Für immer jung

Seniorenchor singt Lieder von den Ramones, Radiohead, den Rolling Stones und The Clash.
Eine bunte Truppe mehr oder weniger rüstiger Pensionisten singt "Forever Young", "I Feel Good" und andere Produkte der eigentlich ganz auf Jugendlichkeit bedachten Popindustrie.

Der Dokumentarfilm "Young@Heart" (Kinostart 2. Jänner) erzählt die wunderbare Geschichte eines Seniorenchors aus dem US-Bundesstaat Massachusetts, der eines ganz sicher nicht ist: das, was man sich gewöhnlicherweise unter einem Gesangsverein alter Menschen vorstellt.

Proben mit Hindernissen
Die Gruppe Young@Heart singt Lieder von den Ramones, Radiohead, den Rolling Stones und The Clash - und das alles kommt aus den Kehlen von Menschen, die zwischen 75 und 92 Jahre alt sind. Die Chormitglieder strotzen vor Energie, bestechen durch bissigen Humor und legen eine imposante Gelassenheit an den Tag.

Sieben Wochen lang hat der britische Regisseur Stephen Walker Young@Heart bei den Vorbereitungen auf einen Auftritt begleitet. Die Kamera ist dabei, wenn der barsch-herzliche Chorleiter Bob Cilman bei den Proben kurz davor steht, die Nerven zu verlieren, weil sich die Alten den Liedtext nicht merken können.

Gerührte Häftlinge
Bewegende Szenen fängt das Filmteam bei einem Konzert in einem Männergefängnis ein: Gestandene "Häfnbrüder" kämpfen mit den Tränen, als sie die alten Menschen "Forever Young" singen hören. "Das ist einer der besten Auftritte, die ich je in meinem Leben gesehen habe", sagt einer.

Bowie, Clash, Ramones
Die Auswahl der Songs schwankt zwischen nett - "Golden Years" von David Bowie -, selbstironisch - "Road to Nowhere" von den Talking Heads, "Should I Stay or Should I Go?" von den Clash - und doppelbödig, wenn der Chor "I Wanna Be Sedated" von den Ramones anstimmt.
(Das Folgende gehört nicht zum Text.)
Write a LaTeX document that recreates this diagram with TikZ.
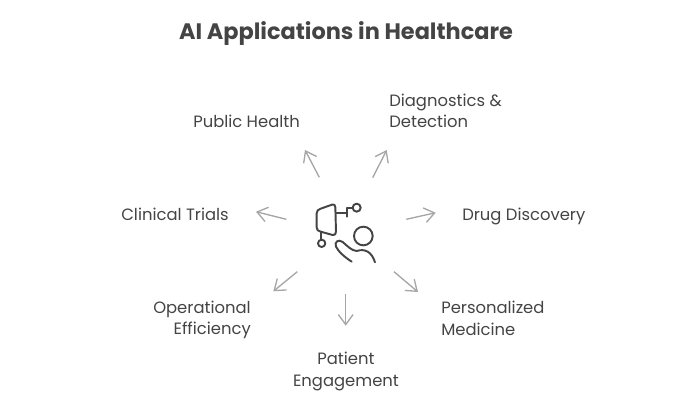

Wohlklingend ist das nicht immer, schließlich haben die singenden Alten mehr als einmal Probleme damit, Tonhöhen und Takt zu treffen. Aber "Young@Heart" ist weder eine Freakshow noch eine Anbiederung an das wohl überwiegend jüngere Kinopublikum.

"Das existenzielle Ringen der Hobbysängerinnen und -sänger um Lieder, die sie im Radio normalerweise wegschalten würden, passt zur besungenen Wut des Ausgegrenztseins, passt zur Tollkühnheit einer Gang, zu Melancholie und anarchischem Humor, wie sie in den Songs verewigt sind", schreibt die "Welt" dazu.

Einblicke ins Privatleben
Neben dem Fokus auf die so altersuntypische Musik gewährt der Film intime Einblicke in das private Leben der Alten und erweitert dadurch seine Perspektive. So gibt der lebenslustige 76-jährige Charmeur Steve beim morgendlichen Rasieren im Badezimmer seine Weisheiten zu Sex im Alter zum Besten - ein Anknüpfungspunkt zum zweiten aktuellen Senioren-Kinohit "Wolke 9" von Andreas Dresen.

Der charismatische Fred Knittle erzählt in der kleinen Küche seine bewegte Geschichte: Wegen eines Herzinfarkts musste er den Chor zunächst verlassen, für den großen Auftritt kehrt er aber noch einmal auf die Bühne zurück - voller Vorfreude, hochmotiviert, doch von den Sorgen seiner Frau um seine Gesundheit begleitet.

"Man vergisst die Schmerzen"
Der Film ermuntert einerseits, das Altwerden nicht länger als Damoklesschwert zu sehen, ist aber auch dabei, wenn die Realität des Alters brutal zuschlägt.

Regisseur Walker zeigt Menschen, die von Krankheit und Todesnähe gezeichnet sind, aber zumindest für Augenblicke eine Alternative gefunden haben - oder wie ein Chormitglied im Film sagt: "Man vergisst die Schmerzen, wenn man singt."